No shortage of praise for Watts’ prose


Listen to a podcast of Stephanie Powell Watts, assistant professor of English, reading an excerpt from her Pushcart Prize-winning short story Unassigned Territory.


Stepping inside Stephanie Powell Watts’ office on the second floor of Drown Hall, one has little trouble deciphering not only her profession, but her passion. Floor-to-ceiling shelves are lined with books and a stack of thumbed-through paperbacks rests next to her computer. Even a freshly opened Amazon.com box on her table is telling.
As assistant professor of English, Watts eagerly rattles off the names of her favorite authors—John Updike, Edward Jones, Toni Morrison, Philip Roth, Gayle Jones—and beams when describing their gift as writers. She likes Jones for her strong narrative voice and intimacy with the characters. Morrison’s Song of Solomon, she says, is “one of those books you would’ve given anything to write.”
But what the stacks of books, the list of favorite authors and her apparent love of good fiction fail to divulge is that she is a truly accomplished author in her own right. Since September a wave of awards and recognition have rolled in for Watts in what she humbly describes as “crazy.”
Watts draws on themes of family, religion, and the South for her short stories and nonfiction essays. Drawing on her North Carolina roots, Watts says “there is really a culture that is not like anywhere else. There’s something really fascinating about the place and the tight-rope walking you have to do. There are lots of assumptions people make, even in the classroom, about southerners and southern experiences.”
“A true American art form”
That ability to deftly tight-rope walk landed Watts the honor of “Best Emerging Writer” at the Southern Women Writers Conference in September for her short story “Family Museum of Ancient Postcards.”
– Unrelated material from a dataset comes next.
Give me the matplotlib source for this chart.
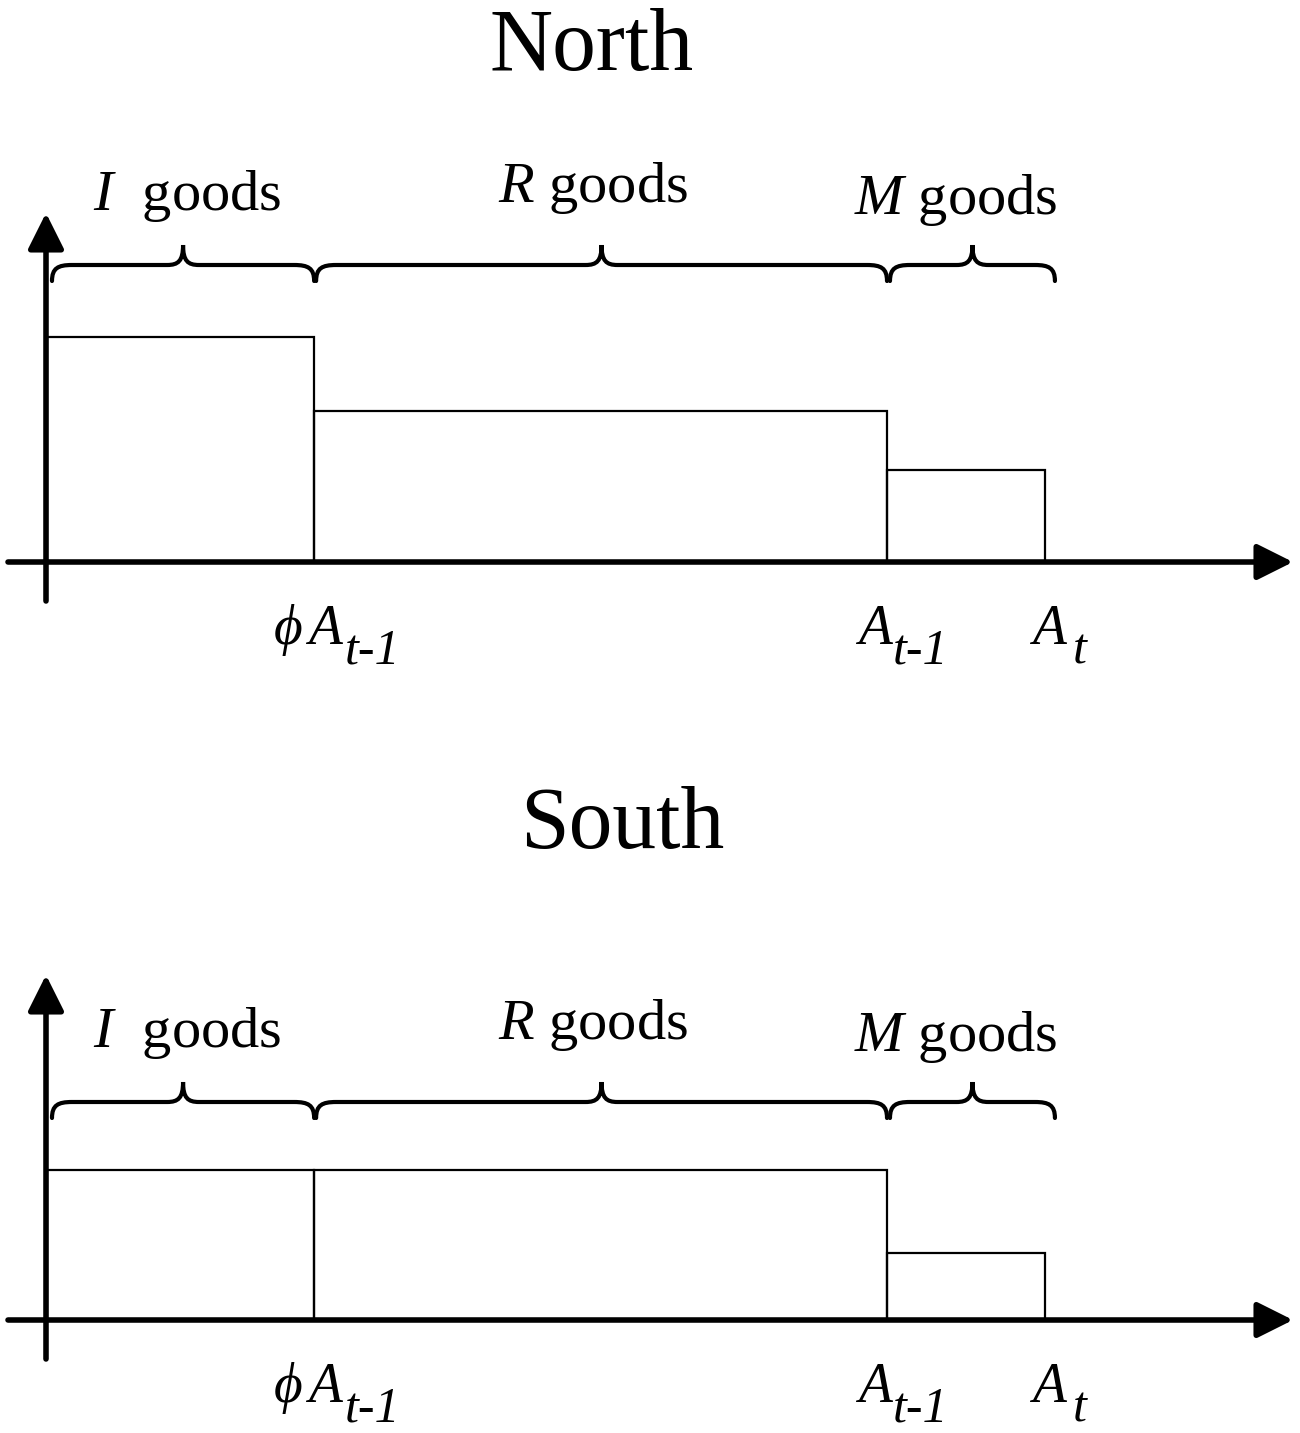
import numpy as np
import matplotlib
matplotlib.use('Agg')
import matplotlib.pyplot as plt
from matplotlib.path import Path
from matplotlib.patches import PathPatch

plt.rcParams['font.family'] = ['Liberation Serif', 'DejaVu Serif']
plt.rcParams['mathtext.fontset'] = 'custom'
plt.rcParams['mathtext.it'] = 'Liberation Serif:italic'
plt.rcParams['mathtext.rm'] = 'Liberation Serif'

# Data: interval edges 0, phi*A_{t-1}, A_{t-1}, A_t and bar heights per region
edges = [0.0, 0.318, 1.0, 1.188]
north_heights = [2.25, 1.51, 0.92]
south_heights = [1.50, 1.50, 0.67]
good_types = ['I', 'R', 'M']
good_labels = [r'$I$  goods', r'$R$ goods', r'$M$ goods']
panels = ['North', 'South']

# pixel -> data unit conversion (both axes span full figure width)
PX_X = 1 / 840.0
PX_Y = 1 / 100.0


def draw_brace(ax, x0, x1, y, lw=3.0):
    """Horizontal curly brace, opening downward, tip pointing up."""
    xc = (x0 + x1) / 2
    e, d, r, t = 16 * PX_Y, 20 * PX_Y, 20 * PX_X, 16 * PX_X
    verts = [
        (x0, y - e), (x0, y - 0.2 * e), (x0 + 0.3 * r, y), (x0 + r, y),
        (xc - t, y),
        (xc - 0.3 * t, y), (xc, y + 0.2 * d), (xc, y + d),
        (xc, y + 0.2 * d), (xc + 0.3 * t, y), (xc + t, y),
        (x1 - r, y),
        (x1 - 0.3 * r, y), (x1, y - 0.2 * e), (x1, y - e),
    ]
    codes = [Path.MOVETO, Path.CURVE4, Path.CURVE4, Path.CURVE4,
             Path.LINETO,
             Path.CURVE4, Path.CURVE4, Path.CURVE4,
             Path.CURVE4, Path.CURVE4, Path.CURVE4,
             Path.LINETO,
             Path.CURVE4, Path.CURVE4, Path.CURVE4]
    ax.add_patch(PathPatch(Path(verts, codes), fill=False, lw=lw,
                           edgecolor='black', capstyle='round'))


def draw_panel(ax, heights, title, title_x, title_y, brace_y, y_top):
    # bars
    ax.bar(edges[:-1], heights, width=np.diff(edges), align='edge',
           fill=False, edgecolor='black', linewidth=1.6)

    # axes with arrows
    arrow = dict(arrowstyle='-|>,head_length=1.1,head_width=0.55',
                 lw=4, color='black', mutation_scale=20,
                 shrinkA=0, shrinkB=0)
    ax.annotate('', xy=(1246 * PX_X, 0), xytext=(-39 * PX_X, 0),
                arrowprops=arrow)
    ax.annotate('', xy=(-1 * PX_X, y_top), xytext=(-1 * PX_X, -0.39),
                arrowprops=arrow)

    # braces and labels
    spans = [(edges[0] + 5 * PX_X, edges[1]),
             (edges[1] + 2 * PX_X, edges[2]),
             (edges[2] + 3 * PX_X, edges[3] + 10 * PX_X)]
    lifts = [55, 63, 51]
    shifts = [4, -9, -17]
    for (a, b), lab, lift, sh in zip(spans, good_labels, lifts, shifts):
        draw_brace(ax, a, b, brace_y)
        ax.text((a + b) / 2 + sh * PX_X, brace_y + lift * PX_Y, lab,
                ha='center', va='baseline', fontsize=42)

    # tick labels under the x-axis
    base_y, sub_y = -82 * PX_Y, -102 * PX_Y
    ax.text(edges[1] - 12 * PX_X, base_y, '\u03d5', ha='right', va='baseline',
            fontsize=40, style='italic')
    for e, a_off, sub, s_off in [(edges[1], -6, 't-1', 31),
                                 (edges[2], -29, 't-1', 6),
                                 (edges[3], -13, 't', 28)]:
        ax.text(e + a_off * PX_X, base_y, 'A', ha='left', va='baseline',
                fontsize=40, style='italic')
        ax.text(e + s_off * PX_X, sub_y, sub, ha='left', va='baseline',
                fontsize=36, style='italic')

    ax.text(title_x, title_y, title, ha='center', va='baseline', fontsize=63)


fig = plt.figure(figsize=(13, 14.33), dpi=100)

ax_n = fig.add_axes([0, 0.5, 1, 0.5])
ax_n.set_xlim(-47 * PX_X, (1300 - 47) * PX_X)
ax_n.set_ylim(-(716.5 - 562) * PX_Y, 562 * PX_Y)
draw_panel(ax_n, north_heights, panels[0], (592 - 47) * PX_X,
           (562 - 70) * PX_Y, (562 - 265) * PX_Y, (562 - 213) * PX_Y)

ax_s = fig.add_axes([0, 0, 1, 0.5])
ax_s.set_xlim(-47 * PX_X, (1300 - 47) * PX_X)
ax_s.set_ylim(-(1433 - 1320) * PX_Y, (1320 - 716.5) * PX_Y)
draw_panel(ax_s, south_heights, panels[1], (622 - 47) * PX_X,
           (1320 - 848) * PX_Y, (1320 - 1102) * PX_Y, (1320 - 975) * PX_Y)

for ax in (ax_n, ax_s):
    ax.axis('off')

fig.savefig('out.png', dpi=100, facecolor='white')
Judge Mindy Wilson, managing editor of The Georgia Review, said “It didn’t take long in my reading of Stephanie Powell Watts’s short story to feel that I was in sure hands, that I would be able to sit back with this one and enjoy it for the long haul.”
“Short stories are underrated and not widely read,” says Watts of her craft. “But the tightness and precision is a real gift. Short stories give you the enormity of a person’s life in a few pages. It’s a true American art form.”
According to Wilson, that precision is apparent in Watts’ work. She says Watts “… creates an authentic voice that establishes the narrator as both an intimate of and an outsider to the events she witnesses and the community of which she is a part.”
Another short story, “Unassigned Territory” received a flurry of interest from notable publications. It was selected for publication in the Oxford American’s Winter Reading Issue in 2006. The story, which follows two Jehovah’s Witnesses through North Carolina in search of converts, was also named a 2007 Distinguished Story in Best American Short Stories, edited by Stephen King, and was included in New Stories from the South: Best of 2007, selected by Pulitzer Prize winner Edward Jones.
The accolades continued when “Unassigned Territory” went on to receive the prestigious 2007 Pushcart Prize, one of the most honored literary projects in America.
“Winning the Pushcart Prize is an enormous national honor that places Stephanie among an elite group of American writers of fiction—including fellow Pushcart Prize winners Raymond Carver, Tim O'Brien and John Irving—at a very early stage in her career,” says colleague Elizabeth Dolan, associate professor of English.
Watts, who has been at Lehigh for four years, recently completed her biggest composition to date—a novel—which she is looking to publish. “It’s bigger than I really realized,” said Watts on completing the novel Possessing Hours. “Writing a short story and writing a novel are similar movements, but it’s not like adding water to make it bigger.”